Group E: Engineering Facilities
The composition of Group E depended on the size of the Bahnbetriebswerk. In the DR this group was called the Abteilung Technische Anlagen (Engineering Facilities department). In the Bundesbahn this department was further divided into two sub-groups. At medium-sized and large Bahnbetriebswerke the group was headed by a Reichsbahn inspector. At smaller depots, Group E comprised a maximum of 20 railwaymen - who mainly belonged to Group C. This group was crucial to ensuring smooth running operations. Their range of tasks included looking after the gas, water, steam and heating installations as well as coaling, sanding and loading stations (cranes, turntables, and traversers also fell into their area of responsibility), maintaining the electrical installations, weighbridges and track brakes, ordering spare parts and materials including management of the spares store and the instruction and control of the machine operators.
Group F: Fuel and Oil Storage Large Betriebswerke had their own department responsible for the fuel stores - Group F. Smaller depots allocated this work to Group A. Amongst the tasks allotted to Group F were the ordering and stocking of fuel supplies and equipment, management of the equipment records (a type of inventory register), the storage of fuel and control of the stores personnel.
Group K: Motor Transport
Group K was formed in the 1930s and only at a few Bahnbetriebswerke. In the 1950s the DB and DR hived them off and they finally ended up in the so-called Kraftwagenbetriebswerke (KBW, KBw) or vehicle depots. Group K was run by a Reichsbahn inspector and had the job of tasking and maintaining motor vehicles, sending them to the main workshops (Ausbesserungswerke), controlling and managing their fuel stores and drivers.
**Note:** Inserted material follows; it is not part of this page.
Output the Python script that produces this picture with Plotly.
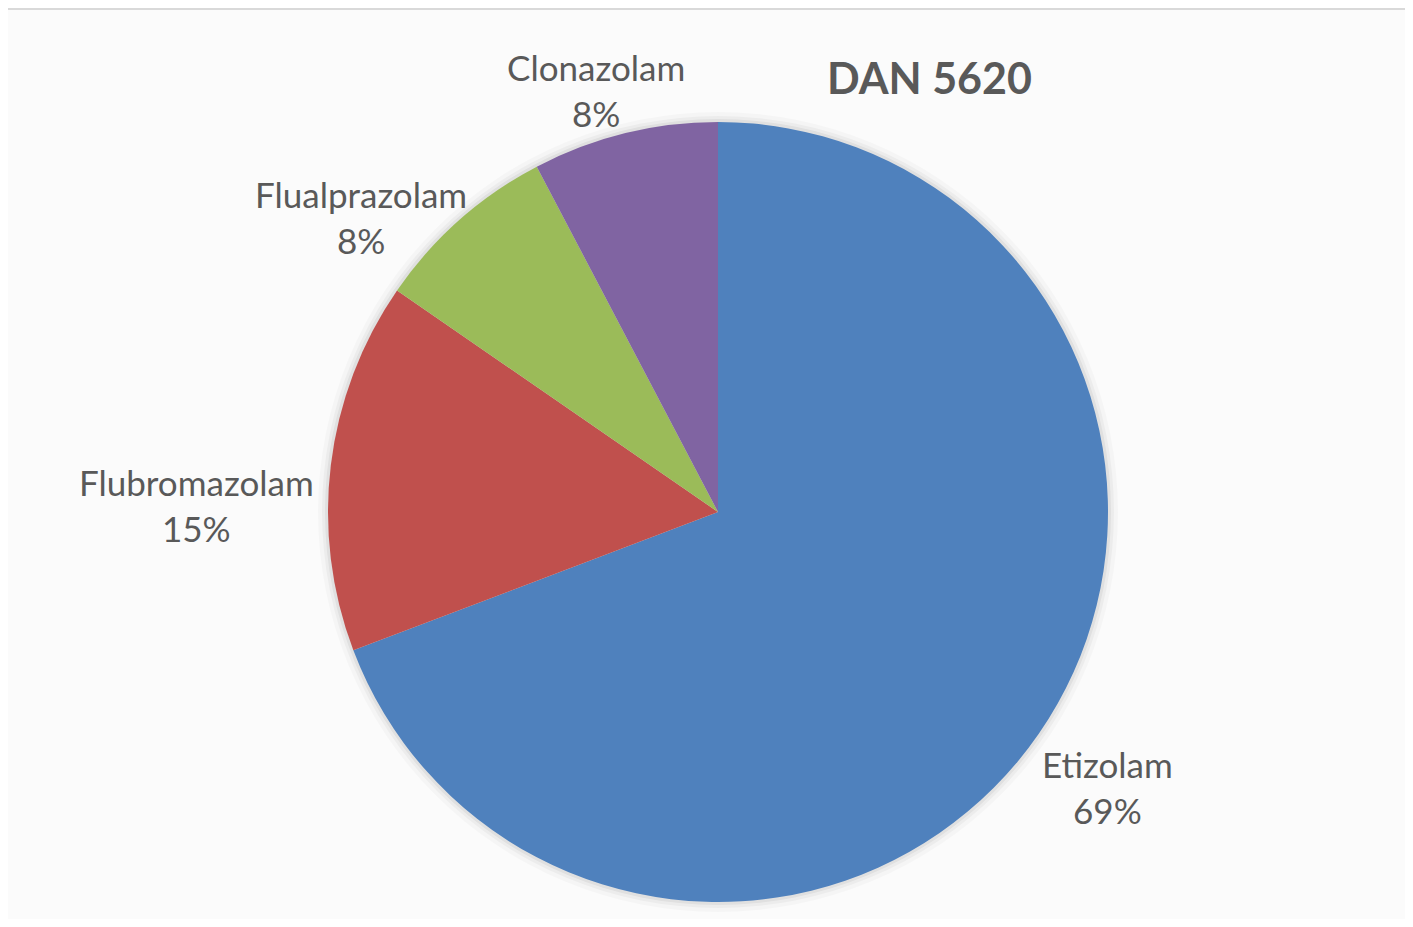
import plotly.graph_objects as go

categories = ["Etizolam", "Flubromazolam", "Flualprazolam", "Clonazolam"]
counts = [9, 2, 1, 1]
colors = ["#4F81BD", "#C0504D", "#9BBB59", "#8064A2"]
title_text = "DAN 5620"

# label centre positions (pixels in the reference image)
label_pos = {
    "Etizolam": (1107, 787),
    "Flubromazolam": (196, 505),
    "Flualprazolam": (361, 217),
    "Clonazolam": (596, 90),
}

OFF = 8  # page body margin
W, H = 1413 - 2 * OFF, 927 - 2 * OFF
cx, cy, R = 718 - OFF, 512 - OFF, 390
FONT = "Lato, Open Sans, sans-serif"
TXT = "#595959"

fig = go.Figure()

fig.add_shape(type="rect", xref="paper", yref="paper",
              x0=(7 - OFF) / W, x1=1.02, y0=-0.02, y1=1 - (9 - OFF) / H,
              fillcolor="#fbfbfb", line=dict(color="#d9d9d9", width=2), layer="below")

# soft shadow behind the pie
for k, a in [(10, 0.025), (6, 0.035), (3, 0.05)]:
    fig.add_shape(type="circle", xref="paper", yref="paper",
                  x0=(cx - R - k) / W, x1=(cx + R + k) / W,
                  y0=1 - (cy + R + k) / H, y1=1 - (cy - R - k) / H,
                  fillcolor=f"rgba(0,0,0,{a})", line=dict(width=0), layer="below")

fig.add_trace(go.Pie(
    labels=categories,
    values=counts,
    sort=False,
    direction="clockwise",
    rotation=0,
    marker=dict(colors=colors, line=dict(width=0)),
    textinfo="none",
    domain=dict(x=[(cx - R) / W, (cx + R) / W], y=[1 - (cy + R) / H, 1 - (cy - R) / H]),
    showlegend=False,
    hoverinfo="label+percent",
))

total = sum(counts)
for cat, v in zip(categories, counts):
    px, py = label_pos[cat]
    fig.add_annotation(text=f"{cat}<br>{round(100 * v / total)}%",
                       xref="paper", yref="paper",
                       x=(px - OFF) / W, y=1 - (py - OFF) / H,
                       xanchor="center", yanchor="middle", showarrow=False, align="center",
                       font=dict(family=FONT, size=35, color=TXT))

fig.add_annotation(text="<b>" + title_text + "</b>", xref="paper", yref="paper",
                   x=(930 - OFF) / W, y=1 - (77 - OFF) / H,
                   xanchor="center", yanchor="middle", showarrow=False,
                   font=dict(family=FONT, size=43, color=TXT))

fig.update_layout(width=W, height=H, margin=dict(l=0, r=0, t=0, b=0, autoexpand=False),
                  paper_bgcolor="#fbfbfb", plot_bgcolor="#fbfbfb")

fig.write_html("out.html")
The staff of a Bahnbetriebswerk comprised a shedmaster (Dienstvorsteher), the supervisory staff (Aufsichtsbeamten), the running staff (Betriebsbeamten), the tradesmen (Handwerkern), the depot workers (Betriebsarbeitern) and the managerial staff (Verwaltungsangestellten). The person in charge of a Bahnbetriebswerk was the shedmaster – he usually had a mechanical engineering background and was an engineer. At smaller facilities it was often the case that the senior engine driver ran the depot. The shedmaster had to select the staff and conduct examinations. In addition he was in charge of safety in a way, because he had to monitor all safety and working regulations; he was also responsible for the cleanliness of the Betriebswerk. Because almost all shedmasters had had engine driver training, they had to help out when there was a high traffic loading. The shedmaster had to be present at all serious accidents or other major events.